__Request__
Pictures stay out of this copy, which runs from the first line of the material through the line containing "import plotly.graph_objects as go".

__Provided information__
:::

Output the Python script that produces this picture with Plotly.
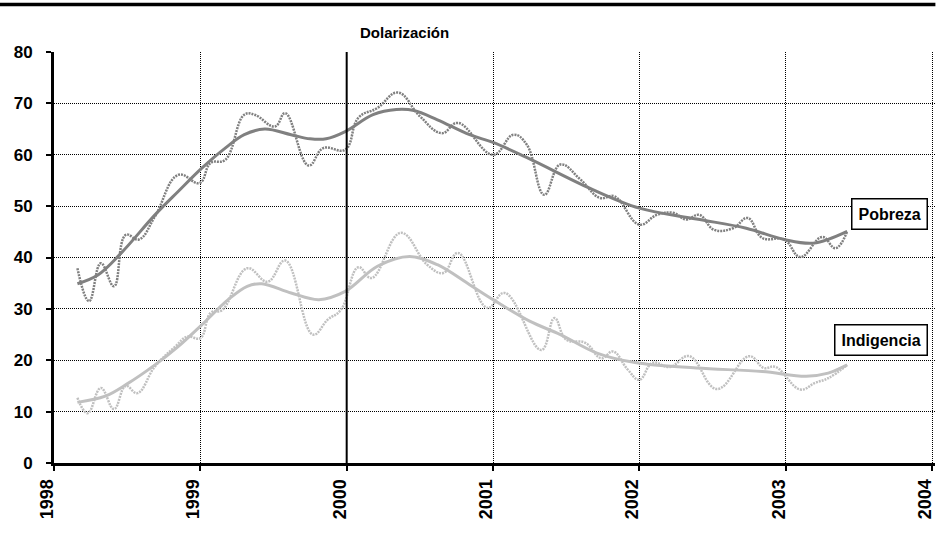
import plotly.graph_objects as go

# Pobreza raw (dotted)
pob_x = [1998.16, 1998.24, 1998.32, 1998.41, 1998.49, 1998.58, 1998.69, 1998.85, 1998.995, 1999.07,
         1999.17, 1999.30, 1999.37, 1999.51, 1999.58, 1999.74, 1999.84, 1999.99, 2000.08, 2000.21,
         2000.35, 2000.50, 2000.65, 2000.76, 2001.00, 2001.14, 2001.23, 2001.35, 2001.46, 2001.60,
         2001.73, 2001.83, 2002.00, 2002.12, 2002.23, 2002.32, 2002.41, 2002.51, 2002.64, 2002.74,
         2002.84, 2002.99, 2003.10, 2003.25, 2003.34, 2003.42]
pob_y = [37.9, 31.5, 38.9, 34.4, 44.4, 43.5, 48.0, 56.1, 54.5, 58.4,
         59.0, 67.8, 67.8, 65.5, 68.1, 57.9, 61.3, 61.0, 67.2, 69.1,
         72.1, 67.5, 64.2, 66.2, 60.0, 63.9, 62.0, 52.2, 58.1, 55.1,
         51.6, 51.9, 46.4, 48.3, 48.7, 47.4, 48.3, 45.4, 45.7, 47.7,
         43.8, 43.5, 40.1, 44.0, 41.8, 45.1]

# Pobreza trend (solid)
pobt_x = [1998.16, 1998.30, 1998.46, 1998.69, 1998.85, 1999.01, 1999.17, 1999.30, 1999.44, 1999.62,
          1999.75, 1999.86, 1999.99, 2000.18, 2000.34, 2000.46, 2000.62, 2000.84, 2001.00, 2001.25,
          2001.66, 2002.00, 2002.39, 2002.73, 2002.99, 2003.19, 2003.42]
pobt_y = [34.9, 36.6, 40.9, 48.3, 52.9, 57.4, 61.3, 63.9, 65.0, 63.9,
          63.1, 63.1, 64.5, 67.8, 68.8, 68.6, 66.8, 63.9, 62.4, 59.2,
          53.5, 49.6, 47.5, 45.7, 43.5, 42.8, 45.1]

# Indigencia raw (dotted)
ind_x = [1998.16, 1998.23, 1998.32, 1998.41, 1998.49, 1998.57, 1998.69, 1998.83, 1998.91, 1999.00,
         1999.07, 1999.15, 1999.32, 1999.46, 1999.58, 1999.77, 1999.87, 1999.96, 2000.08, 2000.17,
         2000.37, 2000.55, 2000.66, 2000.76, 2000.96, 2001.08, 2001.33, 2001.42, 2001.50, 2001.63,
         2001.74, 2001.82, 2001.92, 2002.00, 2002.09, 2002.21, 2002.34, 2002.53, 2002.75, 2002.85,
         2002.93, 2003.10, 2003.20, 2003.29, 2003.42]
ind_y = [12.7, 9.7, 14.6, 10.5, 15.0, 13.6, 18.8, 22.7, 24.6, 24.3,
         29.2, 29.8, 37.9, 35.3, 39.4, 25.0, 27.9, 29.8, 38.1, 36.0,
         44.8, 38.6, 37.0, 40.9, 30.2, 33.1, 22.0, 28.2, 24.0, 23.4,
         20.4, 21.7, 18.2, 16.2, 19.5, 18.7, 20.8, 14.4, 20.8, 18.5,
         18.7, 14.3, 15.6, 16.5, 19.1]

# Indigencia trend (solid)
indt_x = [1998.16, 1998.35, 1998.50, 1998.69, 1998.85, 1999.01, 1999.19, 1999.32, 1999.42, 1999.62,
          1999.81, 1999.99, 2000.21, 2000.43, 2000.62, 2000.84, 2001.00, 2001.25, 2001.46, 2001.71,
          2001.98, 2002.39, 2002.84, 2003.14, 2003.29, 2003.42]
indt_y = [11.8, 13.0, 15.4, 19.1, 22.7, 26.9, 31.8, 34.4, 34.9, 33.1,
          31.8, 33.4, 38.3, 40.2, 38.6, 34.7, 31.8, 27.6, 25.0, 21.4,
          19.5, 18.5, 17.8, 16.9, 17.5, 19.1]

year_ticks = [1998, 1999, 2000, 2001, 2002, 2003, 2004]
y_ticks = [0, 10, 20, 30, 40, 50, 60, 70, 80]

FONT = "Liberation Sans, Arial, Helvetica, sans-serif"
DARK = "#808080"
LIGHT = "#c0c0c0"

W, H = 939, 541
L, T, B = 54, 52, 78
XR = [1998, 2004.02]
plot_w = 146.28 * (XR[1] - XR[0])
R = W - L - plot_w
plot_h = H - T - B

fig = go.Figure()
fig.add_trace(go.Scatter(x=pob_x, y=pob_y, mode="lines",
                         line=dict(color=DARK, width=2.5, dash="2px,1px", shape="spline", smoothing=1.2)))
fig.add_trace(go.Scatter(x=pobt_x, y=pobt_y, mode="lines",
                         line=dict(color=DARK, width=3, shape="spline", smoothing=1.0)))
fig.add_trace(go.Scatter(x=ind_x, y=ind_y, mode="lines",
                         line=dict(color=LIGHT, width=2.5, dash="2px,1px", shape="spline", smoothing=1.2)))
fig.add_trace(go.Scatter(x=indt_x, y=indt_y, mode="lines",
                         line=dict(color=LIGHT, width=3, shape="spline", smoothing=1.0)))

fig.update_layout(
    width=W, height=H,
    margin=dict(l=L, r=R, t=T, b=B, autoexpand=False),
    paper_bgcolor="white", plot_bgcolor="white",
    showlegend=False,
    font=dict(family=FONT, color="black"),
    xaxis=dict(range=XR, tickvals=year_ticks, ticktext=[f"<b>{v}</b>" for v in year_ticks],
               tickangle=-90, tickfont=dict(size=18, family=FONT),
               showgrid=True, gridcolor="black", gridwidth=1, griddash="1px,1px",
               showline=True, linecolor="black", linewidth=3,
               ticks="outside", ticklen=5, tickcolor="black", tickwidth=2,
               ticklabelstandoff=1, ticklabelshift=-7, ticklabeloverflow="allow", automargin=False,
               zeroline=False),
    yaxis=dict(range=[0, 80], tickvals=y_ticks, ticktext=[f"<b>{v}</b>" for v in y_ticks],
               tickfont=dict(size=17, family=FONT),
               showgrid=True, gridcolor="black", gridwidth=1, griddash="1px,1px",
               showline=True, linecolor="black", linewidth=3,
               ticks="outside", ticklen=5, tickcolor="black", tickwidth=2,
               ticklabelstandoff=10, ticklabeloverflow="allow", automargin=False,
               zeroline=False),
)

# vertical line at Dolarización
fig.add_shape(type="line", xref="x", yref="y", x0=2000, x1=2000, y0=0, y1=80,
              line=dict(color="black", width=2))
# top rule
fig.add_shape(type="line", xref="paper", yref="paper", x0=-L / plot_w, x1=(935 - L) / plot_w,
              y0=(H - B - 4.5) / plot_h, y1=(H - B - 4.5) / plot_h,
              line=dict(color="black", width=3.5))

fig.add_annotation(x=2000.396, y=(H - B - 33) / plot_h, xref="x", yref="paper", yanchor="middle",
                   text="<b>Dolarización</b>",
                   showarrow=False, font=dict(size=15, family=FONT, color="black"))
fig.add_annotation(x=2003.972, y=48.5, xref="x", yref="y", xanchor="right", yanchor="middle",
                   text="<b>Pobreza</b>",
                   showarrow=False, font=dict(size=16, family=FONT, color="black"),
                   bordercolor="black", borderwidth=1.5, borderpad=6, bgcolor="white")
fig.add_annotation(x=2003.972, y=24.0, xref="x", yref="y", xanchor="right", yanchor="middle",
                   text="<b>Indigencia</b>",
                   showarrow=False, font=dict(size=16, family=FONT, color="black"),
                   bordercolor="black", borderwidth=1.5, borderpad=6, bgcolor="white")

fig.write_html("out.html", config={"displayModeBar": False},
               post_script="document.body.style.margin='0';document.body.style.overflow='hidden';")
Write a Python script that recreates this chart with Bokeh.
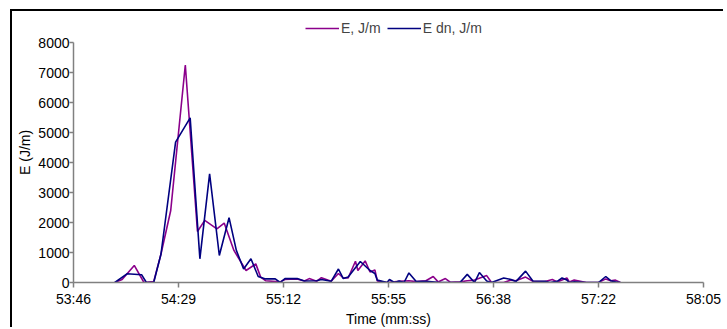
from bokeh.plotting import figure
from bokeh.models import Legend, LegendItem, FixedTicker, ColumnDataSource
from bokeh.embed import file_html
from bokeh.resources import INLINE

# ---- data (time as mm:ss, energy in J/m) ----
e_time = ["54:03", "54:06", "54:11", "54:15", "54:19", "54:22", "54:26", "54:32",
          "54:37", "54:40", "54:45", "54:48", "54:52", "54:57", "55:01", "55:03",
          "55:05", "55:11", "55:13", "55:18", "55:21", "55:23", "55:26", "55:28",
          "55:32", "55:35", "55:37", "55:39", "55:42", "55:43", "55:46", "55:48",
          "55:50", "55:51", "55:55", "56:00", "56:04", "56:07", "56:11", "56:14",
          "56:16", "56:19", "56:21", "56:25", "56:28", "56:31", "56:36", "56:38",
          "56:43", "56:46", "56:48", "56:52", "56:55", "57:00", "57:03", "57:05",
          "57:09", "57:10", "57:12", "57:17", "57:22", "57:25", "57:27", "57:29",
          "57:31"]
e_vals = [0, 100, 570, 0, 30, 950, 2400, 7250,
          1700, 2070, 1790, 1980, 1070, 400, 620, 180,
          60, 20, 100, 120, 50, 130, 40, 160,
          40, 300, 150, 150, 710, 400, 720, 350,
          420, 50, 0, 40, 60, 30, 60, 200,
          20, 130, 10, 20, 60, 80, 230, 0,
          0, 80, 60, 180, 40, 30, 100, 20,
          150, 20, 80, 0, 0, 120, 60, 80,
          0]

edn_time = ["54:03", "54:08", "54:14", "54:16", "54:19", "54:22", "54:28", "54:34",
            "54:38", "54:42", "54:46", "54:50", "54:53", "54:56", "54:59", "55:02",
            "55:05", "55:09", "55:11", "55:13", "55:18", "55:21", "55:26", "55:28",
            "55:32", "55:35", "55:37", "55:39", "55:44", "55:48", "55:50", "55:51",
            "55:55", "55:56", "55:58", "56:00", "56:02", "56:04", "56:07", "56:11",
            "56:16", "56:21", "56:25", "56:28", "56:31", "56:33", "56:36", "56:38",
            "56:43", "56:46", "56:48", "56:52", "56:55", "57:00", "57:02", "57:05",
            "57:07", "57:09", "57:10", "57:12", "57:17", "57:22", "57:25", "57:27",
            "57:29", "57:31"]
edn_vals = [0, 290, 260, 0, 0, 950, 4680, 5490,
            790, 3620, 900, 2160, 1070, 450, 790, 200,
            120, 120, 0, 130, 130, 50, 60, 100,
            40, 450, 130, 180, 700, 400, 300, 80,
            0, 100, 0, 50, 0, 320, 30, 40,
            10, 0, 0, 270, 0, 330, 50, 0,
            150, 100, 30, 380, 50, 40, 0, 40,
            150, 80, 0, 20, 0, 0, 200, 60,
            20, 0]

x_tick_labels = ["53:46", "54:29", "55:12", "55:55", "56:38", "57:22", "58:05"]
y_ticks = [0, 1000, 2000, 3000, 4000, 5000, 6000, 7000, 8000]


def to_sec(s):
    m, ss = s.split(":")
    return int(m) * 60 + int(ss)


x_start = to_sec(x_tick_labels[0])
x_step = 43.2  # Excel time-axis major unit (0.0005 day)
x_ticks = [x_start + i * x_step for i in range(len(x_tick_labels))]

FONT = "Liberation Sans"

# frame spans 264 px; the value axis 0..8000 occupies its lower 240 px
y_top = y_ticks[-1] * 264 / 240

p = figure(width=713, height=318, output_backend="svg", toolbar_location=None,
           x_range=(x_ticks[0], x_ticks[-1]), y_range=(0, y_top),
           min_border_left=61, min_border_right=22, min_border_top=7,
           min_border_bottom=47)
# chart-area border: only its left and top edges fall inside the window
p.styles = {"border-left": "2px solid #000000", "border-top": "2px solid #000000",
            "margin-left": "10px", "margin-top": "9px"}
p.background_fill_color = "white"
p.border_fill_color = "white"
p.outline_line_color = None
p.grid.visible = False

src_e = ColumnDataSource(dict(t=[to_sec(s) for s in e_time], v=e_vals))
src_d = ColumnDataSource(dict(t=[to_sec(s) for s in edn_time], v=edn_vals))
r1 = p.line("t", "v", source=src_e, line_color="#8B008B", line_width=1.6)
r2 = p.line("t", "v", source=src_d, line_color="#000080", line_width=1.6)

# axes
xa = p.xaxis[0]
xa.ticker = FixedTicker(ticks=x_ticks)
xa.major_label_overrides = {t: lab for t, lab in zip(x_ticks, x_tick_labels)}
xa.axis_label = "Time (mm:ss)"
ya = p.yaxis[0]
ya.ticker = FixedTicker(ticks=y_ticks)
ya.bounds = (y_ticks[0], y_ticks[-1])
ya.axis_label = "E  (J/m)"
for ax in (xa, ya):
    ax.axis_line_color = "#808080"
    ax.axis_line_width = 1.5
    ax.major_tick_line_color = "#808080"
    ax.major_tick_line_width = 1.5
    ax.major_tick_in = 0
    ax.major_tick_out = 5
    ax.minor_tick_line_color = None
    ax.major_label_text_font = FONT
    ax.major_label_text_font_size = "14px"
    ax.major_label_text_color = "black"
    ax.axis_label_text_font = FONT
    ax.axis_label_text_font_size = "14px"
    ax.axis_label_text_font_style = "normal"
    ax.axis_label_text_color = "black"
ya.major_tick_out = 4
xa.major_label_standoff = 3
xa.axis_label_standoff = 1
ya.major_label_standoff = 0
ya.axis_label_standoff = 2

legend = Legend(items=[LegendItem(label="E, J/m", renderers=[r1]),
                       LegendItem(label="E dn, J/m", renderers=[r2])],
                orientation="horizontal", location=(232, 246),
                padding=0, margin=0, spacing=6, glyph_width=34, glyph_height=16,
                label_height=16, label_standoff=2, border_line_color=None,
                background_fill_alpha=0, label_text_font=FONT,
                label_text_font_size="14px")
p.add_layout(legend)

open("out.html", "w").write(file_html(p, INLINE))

:::

__Task result__
Output the Python script that produces this picture with Plotly.
import plotly.graph_objects as go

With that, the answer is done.